Just as it is important to have a broad policy governing acceptable use and brand voice and message, each social network needs a policy of its own. Facebook, Twitter, LinkedIn and Google+ each have their own nuances and your audience may vary across networks. Let employees know how to interact on each social network and include any limitations, posting preferences, or timing specifics. This helps to ensure a cohesive strategy across all social networks with which your company is involved.
4. Train employees on social media policy and allow for questions.
Set aside time to review the policy with employees and ask for feedback. Questions or concerns are better addressed in the beginning than in the moment a customer may be waiting for a response. Empowered employees can be a huge asset for socially connected organizations; give yours the time and tools to succeed in social.
5. Revisit your social media policy monthly.

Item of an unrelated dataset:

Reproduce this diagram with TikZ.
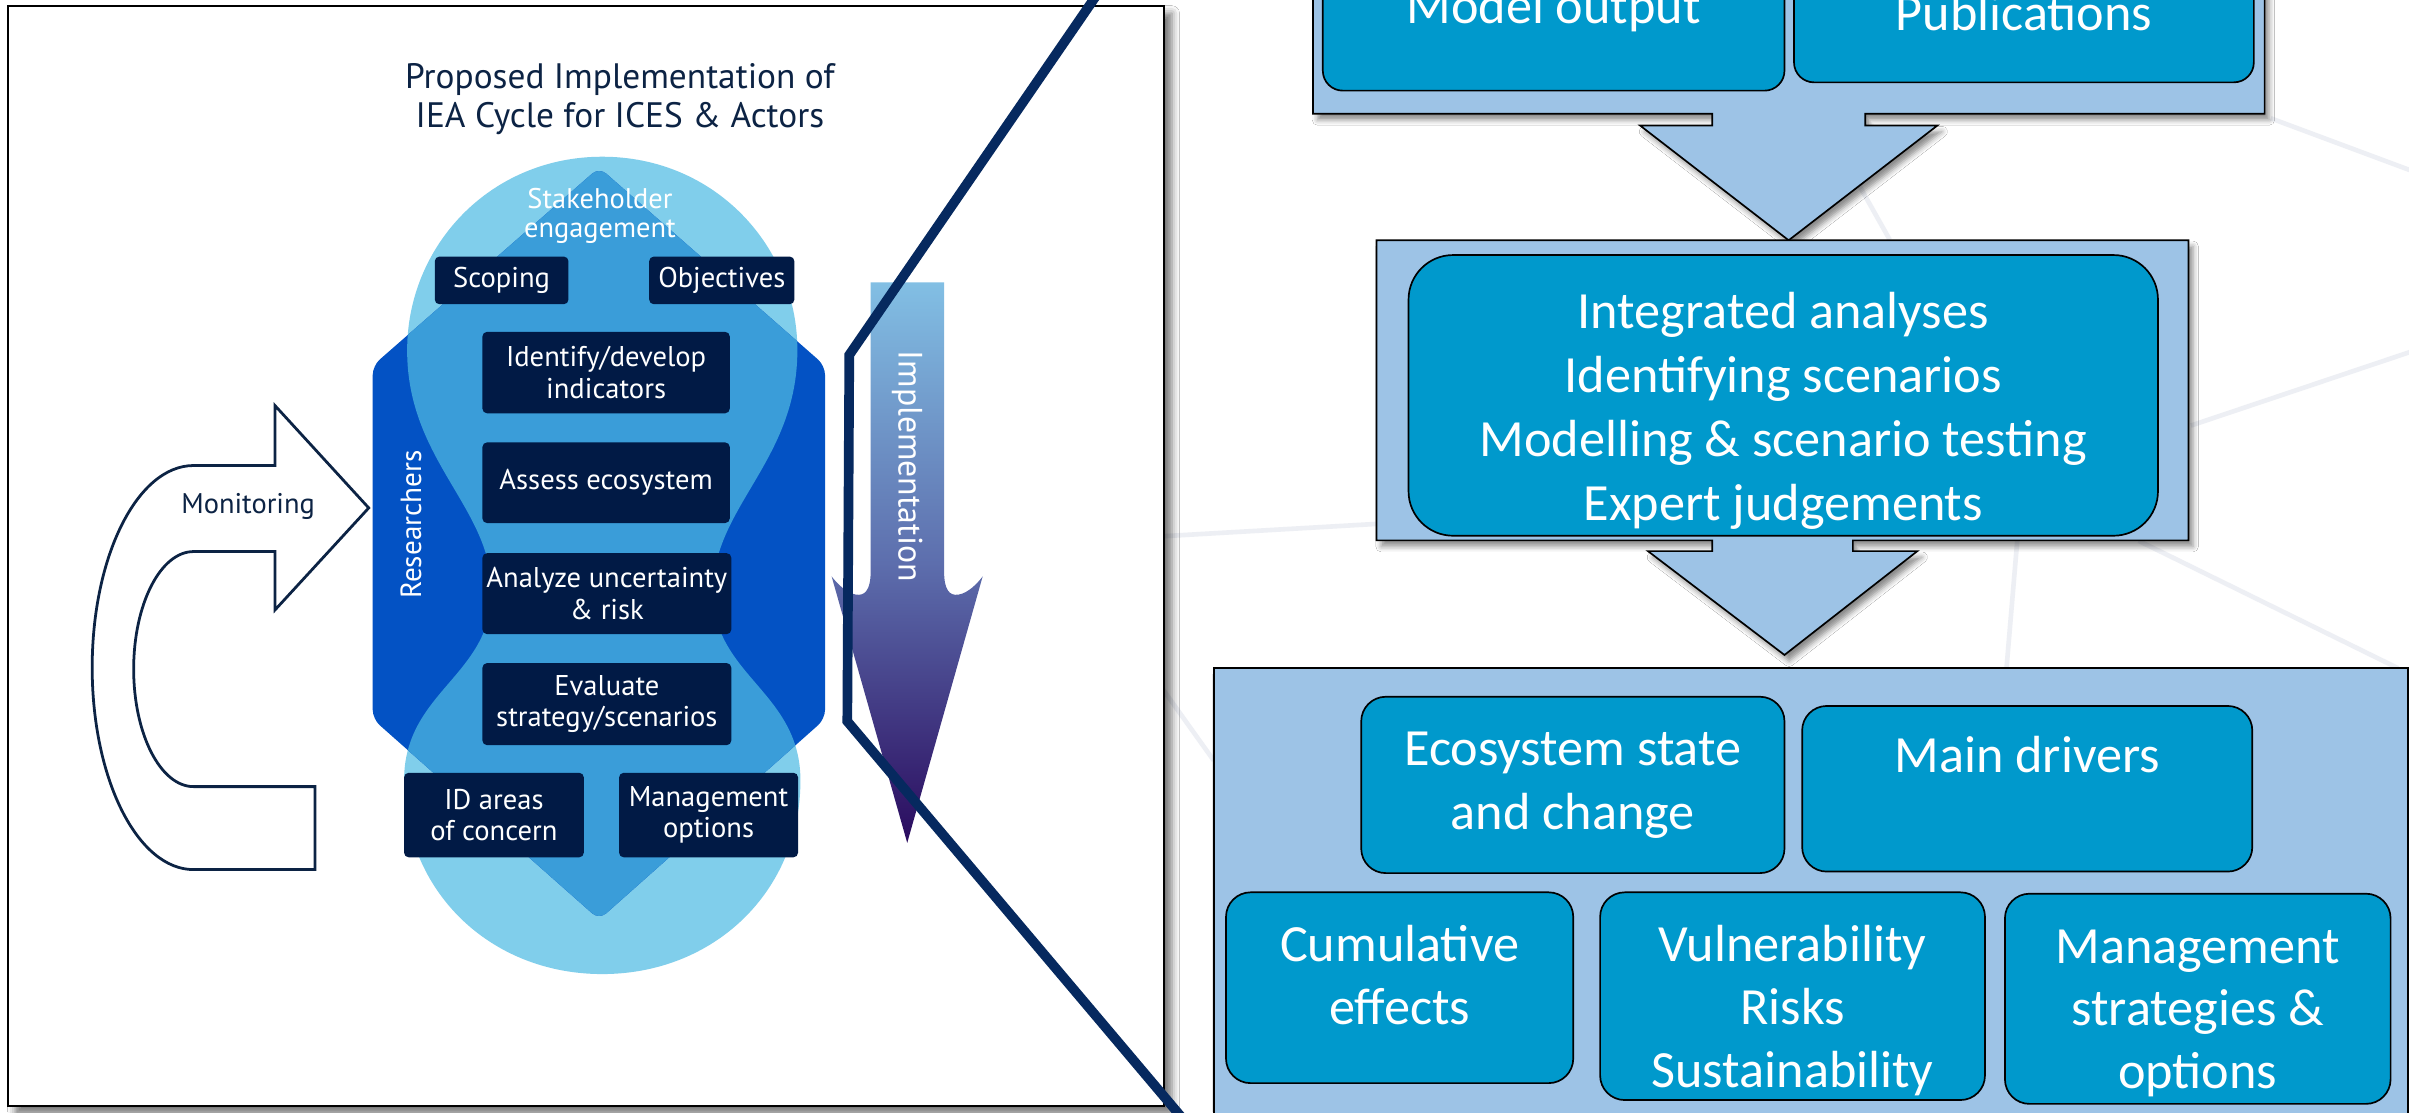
\documentclass[tikz,border=0pt]{standalone}
\usepackage{fontspec}
\setmainfont{PT Sans}
\newfontfamily\lfont{PT Sans}
\newfontfamily\rfont{Carlito}
\usetikzlibrary{shadows.blur}
\definecolor{lightb}{HTML}{80CEEB}
\definecolor{medb}{HTML}{3A9DD9}
\definecolor{darkb}{HTML}{0352C4}
\definecolor{navyb}{HTML}{011A45}
\definecolor{titlec}{HTML}{0C2344}
\definecolor{linec}{HTML}{06295F}
\definecolor{contb}{HTML}{9DC3E6}
\definecolor{boxb}{HTML}{0099CC}
\definecolor{faintc}{HTML}{EDEFF4}
\definecolor{impltop}{HTML}{82BFE4}
\definecolor{implmid}{HTML}{5D6EAD}
\definecolor{implbot}{HTML}{2A0B5E}
\newcommand{\ml}[1]{\begin{tabular}[t]{@{}c@{}}#1\end{tabular}}
\begin{document}
\begin{tikzpicture}[x=1pt,y=-1pt,
  navybox/.style={fill=navyb, rounded corners=3pt, text=white, inner sep=0pt,
    font=\lfont\fontsize{18.6}{20.5}\selectfont, align=center},
  cshadow/.style={blur shadow={shadow xshift=3pt,shadow yshift=-4pt,shadow blur radius=3.5pt,shadow opacity=45}},
  container/.style={fill=contb, draw=black, line width=1.1pt, cshadow},
  cbox/.style={fill=boxb, draw=black, line width=1.1pt, rectangle, inner sep=0pt},
  ctext/.style={text=white, font=\rfont\fontsize{34}{41.7}\selectfont, inner sep=0pt, anchor=base},
  ltext/.style={inner sep=0pt, font=\lfont\fontsize{18.5}{19.3}\selectfont},
  faint/.style={draw=faintc, line width=3pt}]
\useasboundingbox (0,0) rectangle (1568,724);
\clip (0,0) rectangle (1568,724);
\fill[white] (0,0) rectangle (1568,724);

% faint background network lines
\draw[faint] (1478,77) -- (1572,112);
\draw[faint] (1426,277) -- (1572,228);
\draw[faint] (740,350) -- (896,341);
\draw[faint] (1313,352) -- (1306,435);
\draw[faint] (1392,352) -- (1561,435);
\draw[faint] (755,446) -- (790,495);
\draw[faint] (1203,108) -- (1230,156);

% left panel frame
\draw[black, line width=1.3pt, fill=white,
  blur shadow={shadow xshift=5pt,shadow yshift=-5pt,shadow blur radius=5pt,shadow opacity=55}]
  (5,3.7) rectangle (757.7,720);

\node[anchor=base, inner sep=0pt, text=titlec, font=\lfont\fontsize{23}{25.5}\selectfont]
  (title) at (403.5,57.6) {\ml{Proposed Implementation of\\IEA Cycle for ICES \& Actors}};

% stakeholder peanut
\fill[lightb] (392,102) .. controls (465,102) and (519,160) .. (519,228)
  .. controls (519,300) and (464,330) .. (464,385)
  .. controls (464,440) and (521,450) .. (521,508)
  .. controls (521,580) and (465,634) .. (392,634)
  .. controls (319,634) and (263,580) .. (263,508)
  .. controls (263,450) and (320,440) .. (320,385)
  .. controls (320,330) and (265,300) .. (265,228)
  .. controls (265,160) and (319,102) .. (392,102) -- cycle;
% researchers hexagon
\fill[darkb, rounded corners=6pt] (390,109) -- (537,238) -- (537,468) -- (390,598.5)
  -- (242.6,468) -- (242.6,238) -- cycle;
\begin{scope}
\clip (392,102) .. controls (465,102) and (519,160) .. (519,228)
  .. controls (519,300) and (464,330) .. (464,385)
  .. controls (464,440) and (521,450) .. (521,508)
  .. controls (521,580) and (465,634) .. (392,634)
  .. controls (319,634) and (263,580) .. (263,508)
  .. controls (263,450) and (320,440) .. (320,385)
  .. controls (320,330) and (265,300) .. (265,228)
  .. controls (265,160) and (319,102) .. (392,102) -- cycle;
\fill[medb, rounded corners=6pt] (390,109) -- (537,238) -- (537,468) -- (390,598.5)
  -- (242.6,468) -- (242.6,238) -- cycle;
\end{scope}

\node[ltext, anchor=base, text=white] (stake) at (390.5,135.6) {\ml{Stakeholder\\engagement}};
\node[ltext, text=white, rotate=90, font=\lfont\fontsize{19}{20}\selectfont] (res) at (267.5,341.5) {Researchers};

% navy step boxes
\node[navybox, minimum width=87pt, minimum height=31pt] (scoping) at (326.5,182.5) {Scoping};
\node[navybox, minimum width=94.5pt, minimum height=31pt] (objectives) at (469.8,182.5) {Objectives};
\node[navybox, minimum width=161pt, minimum height=53pt] (identify) at (394.5,242.5) {Identify/develop\\indicators};
\node[navybox, minimum width=161pt, minimum height=52.5pt] (assess) at (394.5,314.2) {Assess ecosystem};
\node[navybox, minimum width=162pt, minimum height=52.7pt] (analyze) at (395,386.4) {Analyze uncertainty\\\& risk};
\node[navybox, minimum width=162pt, minimum height=53.4pt] (evaluate) at (395,458.3) {Evaluate\\strategy/scenarios};
\node[navybox, minimum width=117pt, minimum height=55pt] (idareas) at (321.5,530.5) {ID areas\\of concern};
\node[navybox, minimum width=116.5pt, minimum height=55pt] (mgtopt) at (461.2,530.5) {Management\\options};

% monitoring U-arrow
\draw[titlec, line width=1.8pt, fill=white, line join=miter]
  (126,303) -- (179,303) -- (179,264) -- (240,330.6) -- (179,397) -- (179,359) -- (126,359)
  .. controls (104.5,359) and (87,393.2) .. (87,435.5)
  .. controls (87,477.8) and (104.5,512) .. (126,512)
  -- (205,512) -- (205,566) -- (126,566)
  .. controls (89.5,566) and (60,507.1) .. (60,434.5)
  .. controls (60,361.9) and (89.5,303) .. (126,303) -- cycle;
\node[ltext, anchor=base, text=titlec, font=\lfont\fontsize{18.5}{20}\selectfont] (monit) at (161.5,334) {Monitoring};

% implementation arrow
\shade[top color=impltop, bottom color=implbot, middle color=implmid]
  (566.7,183.8) -- (614.5,183.8) -- (614.5,372)
  .. controls (614.5,384) and (618,388) .. (624,387)
  .. controls (630,386) and (636,380) .. (639.6,375.2)
  -- (590.5,548.6) -- (541.3,375.2)
  .. controls (545,380) and (551,386) .. (557,387)
  .. controls (563,388) and (566.7,384) .. (566.7,372) -- cycle;
\node[ltext, text=white, rotate=-90, font=\lfont\fontsize{22}{24}\selectfont] (impl) at (590.5,303.5) {Implementation};

% navy zoom line
\coordinate (z0) at (715,-5);
\coordinate (z1) at (552.8,231);
\coordinate (z2) at (551.5,469.5);
\coordinate (z3) at (790,752);
\draw[linec, line width=6.3pt, line join=miter] (z0) -- (z1) -- (z2) -- (z3);

% right panel: top container with down arrow
\draw[container] (854.6,-20) -- (854.6,74) -- (1114.5,74) -- (1114.5,81.7) -- (1067.5,81.7)
  -- (1164.2,156.4) -- (1261,81.7) -- (1214,81.7) -- (1214,74) -- (1474,74) -- (1474,-20) -- cycle;
\node[cbox, rounded corners=13pt, minimum width=300.5pt, minimum height=99pt] (model) at (1011.25,9.5) {};
\node[cbox, rounded corners=13pt, minimum width=299.3pt, minimum height=93.6pt] (pub) at (1317.35,6.8) {};
\node[ctext] (model-t) at (1011.25,15.5) {Model output};
\node[ctext] (pub-t) at (1317.35,19.8) {Publications};

% middle container with down arrow
\draw[container] (896,156.4) -- (1424.4,156.4) -- (1424.4,351.7) -- (1206,351.7) -- (1206,358.7)
  -- (1248,358.7) -- (1161.5,426.3) -- (1072.6,358.7) -- (1114.5,358.7) -- (1114.5,351.7)
  -- (896,351.7) -- cycle;
\node[cbox, rounded corners=29pt, minimum width=487.8pt, minimum height=182.7pt] (mid) at (1160.7,257.35) {};
\node[ctext] (mid-t) at (1160.7,213.7) {\ml{Integrated analyses\\Identifying scenarios\\Modelling \& scenario testing\\Expert judgements}};

% bottom container
\draw[container] (790,434.8) -- (1567.4,434.8) -- (1567.4,760) -- (790,760) -- cycle;
\node[cbox, rounded corners=16pt, minimum width=275.5pt, minimum height=114.8pt] (eco) at (1023.75,510.9) {};
\node[cbox, rounded corners=16pt, minimum width=293pt, minimum height=107.8pt] (main) at (1319.5,513.4) {};
\node[cbox, rounded corners=16pt, minimum width=226pt, minimum height=124.2pt] (cum) at (911,642.9) {};
\node[cbox, rounded corners=16pt, minimum width=250.5pt, minimum height=135.2pt] (vul) at (1166.75,648.4) {};
\node[cbox, rounded corners=16pt, minimum width=251pt, minimum height=136.8pt] (mgt) at (1430.5,650.1) {};
\node[ctext] (eco-t) at (1023.75,498) {\ml{Ecosystem state\\and change}};
\node[ctext] (main-t) at (1319.5,503) {Main drivers};
\node[ctext, font=\rfont\fontsize{34}{40.5}\selectfont] (cum-t) at (911,626) {\ml{Cumulative\\effects}};
\node[ctext, font=\rfont\fontsize{34}{41}\selectfont] (vul-t) at (1166.75,626) {\ml{Vulnerability\\Risks\\Sustainability}};
\node[ctext, font=\rfont\fontsize{34}{40.7}\selectfont] (mgt-t) at (1430.5,627) {\ml{Management\\strategies \&\\options}};
\end{tikzpicture}
\end{document}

As your employees use social networks to interact with customers, they may notice trends, efficiencies, or other information that could be valuable to your organization. Encourage an “open door” when it comes to feedback about the policy and revisit it monthly. Make changes and redistribute the policy as required. A number of examples can be found in this list of social media policies from a number of companies large and small.
Having a social media policy in place does not guard against all possible scenarios, but can offer peace of mind and much-needed structure in a space that changes rapidly. Does your company have a social media policy? Share your experiences in the comments!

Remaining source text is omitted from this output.